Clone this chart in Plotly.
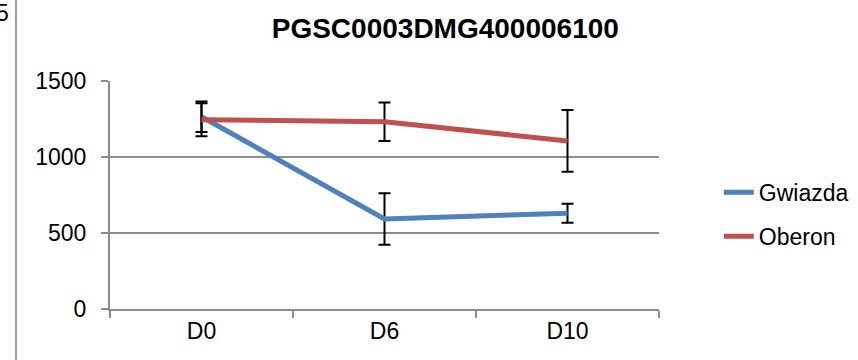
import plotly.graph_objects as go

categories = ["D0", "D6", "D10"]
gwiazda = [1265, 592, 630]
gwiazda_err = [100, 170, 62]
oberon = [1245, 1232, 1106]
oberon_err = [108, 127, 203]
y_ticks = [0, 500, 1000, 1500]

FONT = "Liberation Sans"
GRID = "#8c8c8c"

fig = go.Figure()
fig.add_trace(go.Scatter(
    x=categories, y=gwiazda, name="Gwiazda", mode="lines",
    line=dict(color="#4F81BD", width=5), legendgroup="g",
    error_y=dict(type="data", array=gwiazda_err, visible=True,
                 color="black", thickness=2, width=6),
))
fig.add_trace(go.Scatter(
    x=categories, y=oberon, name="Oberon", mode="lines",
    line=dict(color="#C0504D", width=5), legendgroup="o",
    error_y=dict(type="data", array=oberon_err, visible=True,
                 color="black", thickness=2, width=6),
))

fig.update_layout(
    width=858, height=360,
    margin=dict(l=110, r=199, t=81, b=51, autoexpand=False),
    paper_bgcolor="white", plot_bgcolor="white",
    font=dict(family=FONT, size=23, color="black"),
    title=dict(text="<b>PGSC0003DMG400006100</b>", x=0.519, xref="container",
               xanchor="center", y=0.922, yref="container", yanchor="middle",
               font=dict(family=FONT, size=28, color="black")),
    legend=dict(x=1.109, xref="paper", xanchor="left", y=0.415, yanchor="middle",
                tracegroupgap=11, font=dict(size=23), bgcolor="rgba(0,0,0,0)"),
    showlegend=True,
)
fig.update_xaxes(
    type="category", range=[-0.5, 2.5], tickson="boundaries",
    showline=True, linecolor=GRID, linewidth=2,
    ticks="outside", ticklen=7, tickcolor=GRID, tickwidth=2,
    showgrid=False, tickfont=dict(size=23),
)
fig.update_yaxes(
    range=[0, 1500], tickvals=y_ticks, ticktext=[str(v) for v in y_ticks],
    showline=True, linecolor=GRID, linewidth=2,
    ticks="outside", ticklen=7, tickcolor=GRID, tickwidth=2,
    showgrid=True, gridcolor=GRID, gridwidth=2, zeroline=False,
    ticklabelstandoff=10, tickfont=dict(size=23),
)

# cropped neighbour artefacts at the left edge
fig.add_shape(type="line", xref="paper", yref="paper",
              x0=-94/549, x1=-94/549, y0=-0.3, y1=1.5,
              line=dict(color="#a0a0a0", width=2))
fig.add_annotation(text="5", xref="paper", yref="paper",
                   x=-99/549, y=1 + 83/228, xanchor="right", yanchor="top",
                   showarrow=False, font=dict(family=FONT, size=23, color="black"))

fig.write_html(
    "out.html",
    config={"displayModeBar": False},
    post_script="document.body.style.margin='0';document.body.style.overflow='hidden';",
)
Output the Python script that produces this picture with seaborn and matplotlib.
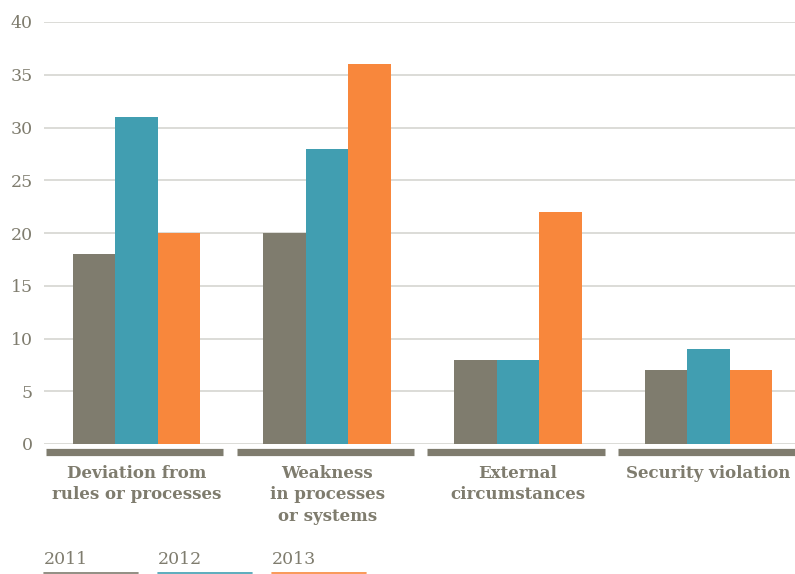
----
--- SHORT PROBLEM ---
Each entry gets copied exactly; the pictures stay out.

--- CORRECT OUTPUT ---
Clone this chart in Plotly.
import plotly.graph_objects as go

categories = ["D0", "D6", "D10"]
gwiazda = [1265, 592, 630]
gwiazda_err = [100, 170, 62]
oberon = [1245, 1232, 1106]
oberon_err = [108, 127, 203]
y_ticks = [0, 500, 1000, 1500]

FONT = "Liberation Sans"
GRID = "#8c8c8c"

fig = go.Figure()
fig.add_trace(go.Scatter(
    x=categories, y=gwiazda, name="Gwiazda", mode="lines",
    line=dict(color="#4F81BD", width=5), legendgroup="g",
    error_y=dict(type="data", array=gwiazda_err, visible=True,
                 color="black", thickness=2, width=6),
))
fig.add_trace(go.Scatter(
    x=categories, y=oberon, name="Oberon", mode="lines",
    line=dict(color="#C0504D", width=5), legendgroup="o",
    error_y=dict(type="data", array=oberon_err, visible=True,
                 color="black", thickness=2, width=6),
))

fig.update_layout(
    width=858, height=360,
    margin=dict(l=110, r=199, t=81, b=51, autoexpand=False),
    paper_bgcolor="white", plot_bgcolor="white",
    font=dict(family=FONT, size=23, color="black"),
    title=dict(text="<b>PGSC0003DMG400006100</b>", x=0.519, xref="container",
               xanchor="center", y=0.922, yref="container", yanchor="middle",
               font=dict(family=FONT, size=28, color="black")),
    legend=dict(x=1.109, xref="paper", xanchor="left", y=0.415, yanchor="middle",
                tracegroupgap=11, font=dict(size=23), bgcolor="rgba(0,0,0,0)"),
    showlegend=True,
)
fig.update_xaxes(
    type="category", range=[-0.5, 2.5], tickson="boundaries",
    showline=True, linecolor=GRID, linewidth=2,
    ticks="outside", ticklen=7, tickcolor=GRID, tickwidth=2,
    showgrid=False, tickfont=dict(size=23),
)
fig.update_yaxes(
    range=[0, 1500], tickvals=y_ticks, ticktext=[str(v) for v in y_ticks],
    showline=True, linecolor=GRID, linewidth=2,
    ticks="outside", ticklen=7, tickcolor=GRID, tickwidth=2,
    showgrid=True, gridcolor=GRID, gridwidth=2, zeroline=False,
    ticklabelstandoff=10, tickfont=dict(size=23),
)

# cropped neighbour artefacts at the left edge
fig.add_shape(type="line", xref="paper", yref="paper",
              x0=-94/549, x1=-94/549, y0=-0.3, y1=1.5,
              line=dict(color="#a0a0a0", width=2))
fig.add_annotation(text="5", xref="paper", yref="paper",
                   x=-99/549, y=1 + 83/228, xanchor="right", yanchor="top",
                   showarrow=False, font=dict(family=FONT, size=23, color="black"))

fig.write_html(
    "out.html",
    config={"displayModeBar": False},
    post_script="document.body.style.margin='0';document.body.style.overflow='hidden';",
)
Output the Python script that produces this picture with seaborn and matplotlib.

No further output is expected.